-- Begin RECORDED DATA --

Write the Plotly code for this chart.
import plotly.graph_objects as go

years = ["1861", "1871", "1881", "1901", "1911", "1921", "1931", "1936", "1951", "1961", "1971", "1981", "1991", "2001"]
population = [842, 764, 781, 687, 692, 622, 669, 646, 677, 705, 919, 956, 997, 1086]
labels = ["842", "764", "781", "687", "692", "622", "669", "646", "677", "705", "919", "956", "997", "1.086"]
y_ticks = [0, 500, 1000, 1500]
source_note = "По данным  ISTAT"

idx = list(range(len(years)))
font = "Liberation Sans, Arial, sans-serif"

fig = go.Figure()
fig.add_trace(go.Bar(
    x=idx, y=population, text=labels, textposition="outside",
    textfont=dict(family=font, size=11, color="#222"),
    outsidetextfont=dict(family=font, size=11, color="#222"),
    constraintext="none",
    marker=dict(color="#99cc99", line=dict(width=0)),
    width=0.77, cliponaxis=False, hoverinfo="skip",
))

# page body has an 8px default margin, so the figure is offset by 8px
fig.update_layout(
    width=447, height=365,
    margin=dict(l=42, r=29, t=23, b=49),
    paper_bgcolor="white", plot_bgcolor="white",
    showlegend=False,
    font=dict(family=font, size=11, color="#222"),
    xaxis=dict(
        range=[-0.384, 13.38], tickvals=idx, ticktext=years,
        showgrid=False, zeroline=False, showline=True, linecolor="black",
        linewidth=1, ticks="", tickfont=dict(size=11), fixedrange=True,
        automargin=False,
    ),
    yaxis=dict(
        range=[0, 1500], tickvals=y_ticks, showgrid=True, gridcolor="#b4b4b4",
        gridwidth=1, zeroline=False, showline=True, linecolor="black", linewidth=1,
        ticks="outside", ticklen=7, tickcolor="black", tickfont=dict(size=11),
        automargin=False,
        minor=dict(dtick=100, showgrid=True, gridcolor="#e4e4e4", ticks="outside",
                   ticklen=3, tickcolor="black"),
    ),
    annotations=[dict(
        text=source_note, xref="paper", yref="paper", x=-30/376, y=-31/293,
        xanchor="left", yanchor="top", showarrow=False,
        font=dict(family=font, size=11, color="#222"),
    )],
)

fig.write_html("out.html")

-- End RECORDED DATA --

Every line of the data above should be reproduced word for word.

- TASK ANSWER
Write the Plotly code for this chart.
import plotly.graph_objects as go

years = ["1861", "1871", "1881", "1901", "1911", "1921", "1931", "1936", "1951", "1961", "1971", "1981", "1991", "2001"]
population = [842, 764, 781, 687, 692, 622, 669, 646, 677, 705, 919, 956, 997, 1086]
labels = ["842", "764", "781", "687", "692", "622", "669", "646", "677", "705", "919", "956", "997", "1.086"]
y_ticks = [0, 500, 1000, 1500]
source_note = "По данным  ISTAT"

idx = list(range(len(years)))
font = "Liberation Sans, Arial, sans-serif"

fig = go.Figure()
fig.add_trace(go.Bar(
    x=idx, y=population, text=labels, textposition="outside",
    textfont=dict(family=font, size=11, color="#222"),
    outsidetextfont=dict(family=font, size=11, color="#222"),
    constraintext="none",
    marker=dict(color="#99cc99", line=dict(width=0)),
    width=0.77, cliponaxis=False, hoverinfo="skip",
))

# page body has an 8px default margin, so the figure is offset by 8px
fig.update_layout(
    width=447, height=365,
    margin=dict(l=42, r=29, t=23, b=49),
    paper_bgcolor="white", plot_bgcolor="white",
    showlegend=False,
    font=dict(family=font, size=11, color="#222"),
    xaxis=dict(
        range=[-0.384, 13.38], tickvals=idx, ticktext=years,
        showgrid=False, zeroline=False, showline=True, linecolor="black",
        linewidth=1, ticks="", tickfont=dict(size=11), fixedrange=True,
        automargin=False,
    ),
    yaxis=dict(
        range=[0, 1500], tickvals=y_ticks, showgrid=True, gridcolor="#b4b4b4",
        gridwidth=1, zeroline=False, showline=True, linecolor="black", linewidth=1,
        ticks="outside", ticklen=7, tickcolor="black", tickfont=dict(size=11),
        automargin=False,
        minor=dict(dtick=100, showgrid=True, gridcolor="#e4e4e4", ticks="outside",
                   ticklen=3, tickcolor="black"),
    ),
    annotations=[dict(
        text=source_note, xref="paper", yref="paper", x=-30/376, y=-31/293,
        xanchor="left", yanchor="top", showarrow=False,
        font=dict(family=font, size=11, color="#222"),
    )],
)

fig.write_html("out.html")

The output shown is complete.